None of them like being referred to as cheaters – just ask Martin Truex Jr., who stood out staunchly against the term despite his avoidance of a similar issue this year.

“It’s frustrating as a driver and as a race fan, to see people get so up in arms and upset about something as small as some of the things that we’ve seen… and accuse people of being cheaters,” Truex said. “The things that get said is kind of way over the top and not really fair, and it’s frustrating at times to see that, even if you’re not on the receiving end of it.”

But just because everyone’s cheating, or at least taking the risk of cheating, doesn’t mean that we can operate under the false assumption that no one is.

The truth is that cheating has been meshed into the very fabric of NASCAR since its inception.

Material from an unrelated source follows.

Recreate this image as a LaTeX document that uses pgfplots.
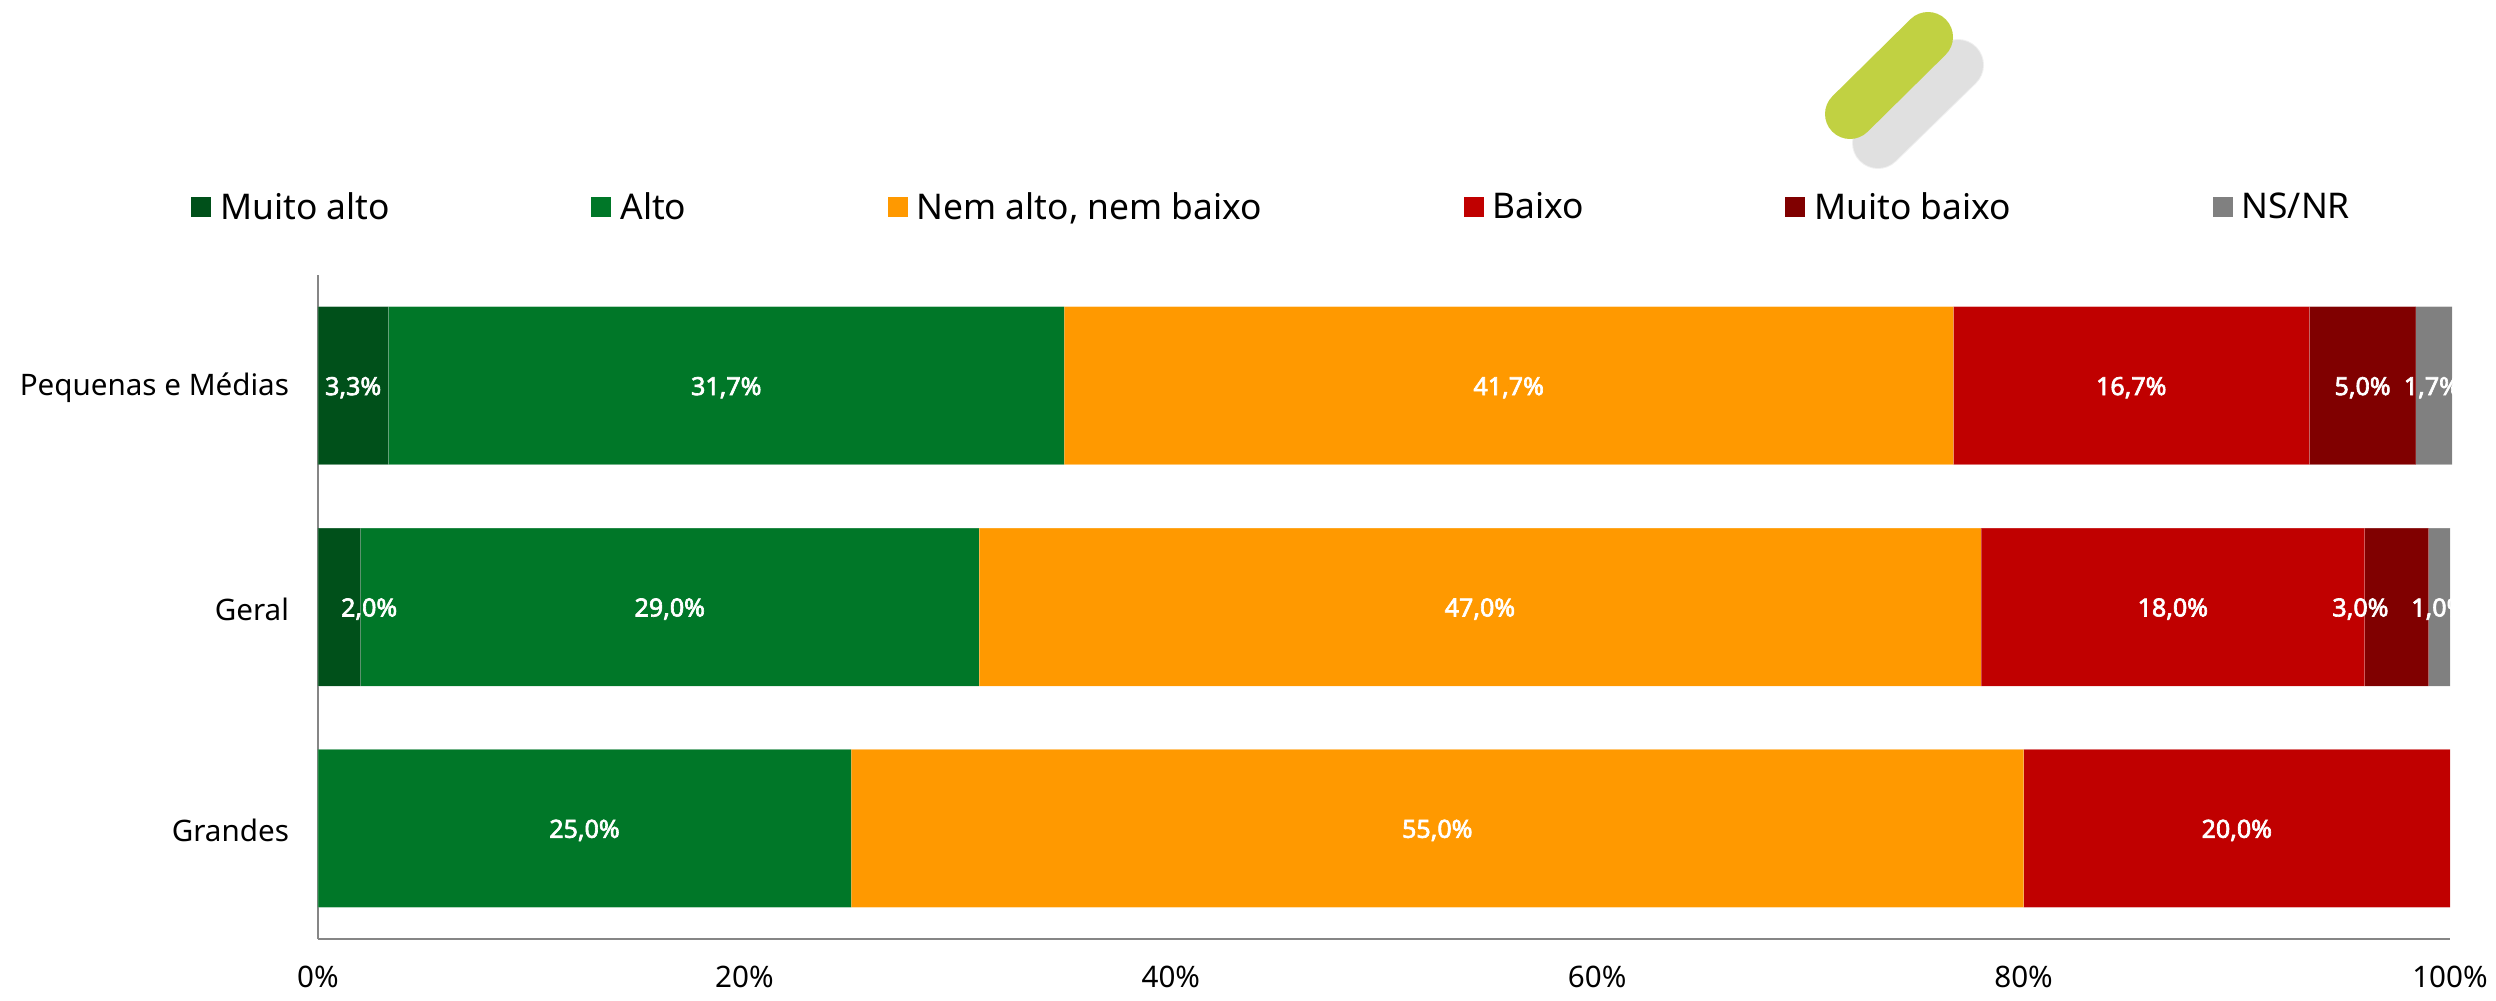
\documentclass[border=0pt]{standalone}
\usepackage{pgfplots}
\usepackage{fontspec}
\setmainfont{Noto Sans}
\newfontfamily\rotulo{Noto Sans}[FakeBold=2.6]
\pgfplotsset{compat=1.18}
\definecolor{mvalto}{HTML}{00501A}
\definecolor{alto}{HTML}{007728}
\definecolor{nem}{HTML}{FF9900}
\definecolor{baixo}{HTML}{C00000}
\definecolor{mvbaixo}{HTML}{800000}
\definecolor{nsnr}{HTML}{808080}
\definecolor{eixo}{HTML}{868686}
\pgfplotsset{
  base/.style={
    at={(159pt,-469.5pt)}, anchor=south west,
    scale only axis, width=1066pt, height=332pt,
    xmin=0, xmax=100, ymin=-0.5, ymax=2.5,
    clip=false,
  },
  seg/.style={fill=#1, draw=white, draw opacity=0.15, line width=0.4pt},
}
\begin{document}
\begin{tikzpicture}
  % page size, 1 px of the reference = 0.5pt
  \path (0,0) rectangle (1248pt,-500.5pt);
  % decoration top right
  \draw[line cap=round, line width=26pt, color=black!6] (939pt,-71.5pt) -- (979pt,-32.5pt);
  \draw[line cap=round, line width=25pt, color=black!12] (939pt,-71.5pt) -- (979pt,-32.5pt);
  \draw[line cap=round, line width=25pt, color={rgb,255:red,193;green,209;blue,66}] (925pt,-57pt) -- (964pt,-18.5pt);

  \begin{axis}[base,
    xbar stacked, bar width=79pt,
    axis lines*=left, axis line style={eixo, line width=0.8pt, -},
    xtick={0,20,40,60,80,100},
    xticklabels={0\%,20\%,40\%,60\%,80\%,100\%},
    ytick={0,1,2},
    yticklabels={Grandes,Geral,Pequenas e Médias},
    major tick length=0pt,
    tick label style={font=\fontsize{14.8}{18}\selectfont},
    yticklabel style={xshift=-11pt, yshift=-1.2pt},
    xticklabel style={yshift=-10pt},
    legend columns=-1,
    legend style={
      at={(-0.0596,1.102)}, anchor=west, draw=none, fill=none,
      inner sep=0pt, font=\fontsize{17.7}{20}\selectfont,
      /tikz/every even column/.append style={column sep=100.7pt},
      /tikz/every odd column/.append style={column sep=4.5pt},
      nodes={inner sep=0pt},
    },
    legend image code/.code={\fill[#1, draw=none] (0pt,-5pt) rectangle (10pt,5pt);},
    legend cell align=left,
  ]
    \addplot[seg=mvalto] coordinates {(3.3,2) (2.0,1) (0,0)};
    \addlegendentry{Muito alto}
    \addplot[seg=alto] coordinates {(31.7,2) (29.0,1) (25.0,0)};
    \addlegendentry{Alto}
    \addplot[seg=nem] coordinates {(41.7,2) (47.0,1) (55.0,0)};
    \addlegendentry{Nem alto, nem baixo}
    \addplot[seg=baixo] coordinates {(16.7,2) (18.0,1) (20.0,0)};
    \addlegendentry{Baixo}
    \addplot[seg=mvbaixo] coordinates {(5.0,2) (3.0,1) (0,0)};
    \addlegendentry{Muito baixo}
    \addplot[seg=nsnr] coordinates {(1.7,2) (1.0,1) (0,0)};
    \addlegendentry{NS/NR}
  \end{axis}

  % value labels: second axis so they sit above every segment
  \begin{axis}[base, hide axis]
    \addplot[only marks, mark=*, mark size=0pt, draw=none,
      point meta=explicit,
      nodes near coords={\pgfmathprintnumber[fixed, fixed zerofill, precision=1, use comma, assume math mode=true]{\pgfplotspointmeta}\%},
      every node near coord/.append style={anchor=center, text=white, yshift=-1pt,
        font=\rotulo\fontsize{12.5}{15}\selectfont, inner sep=0pt},
    ] table[x=x, y=y, meta=v] {
      x     y  v
      1.65  2  3.3
      19.15 2  31.7
      55.85 2  41.7
      85.05 2  16.7
      95.9  2  5.0
      99.15 2  1.7
      2.4   1  2.0
      16.5  1  29.0
      54.5  1  47.0
      87.0  1  18.0
      95.8  1  3.0
      99.5  1  1.0
      12.5  0  25.0
      52.5  0  55.0
      90.0  0  20.0
    };
  \end{axis}
\end{tikzpicture}
\end{document}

The sport was built by outlaws – moonshine runners and speed demons that often cheated the law during the week before ever laying a wheel on the race track.

The scandals of those days are rare in the modern world, but the push to match and exceed established limits – at the risk of cheating the system – is as prevalent as its ever been. And they’re only poised to continue. That’s not necessarily good or bad. It’s simply a fact we all must accept in the push for perfection.

Cheating exists at all levels of every sport on this earth, and racing is no different.

In his famous play “Romeo and Juliet”William Shakespeare once said: “That which we call a rose
by any other name would smell as sweet.”

While stripped from the romanticism of the above quote, the same can be said of cheating. The intent and level of the cheat are important for both penalty and perception, but in the end cheating is still cheating regardless of context.

You can cover it up with whatever terminology or justification that you’d like. I’ll continue to call a spade a spade.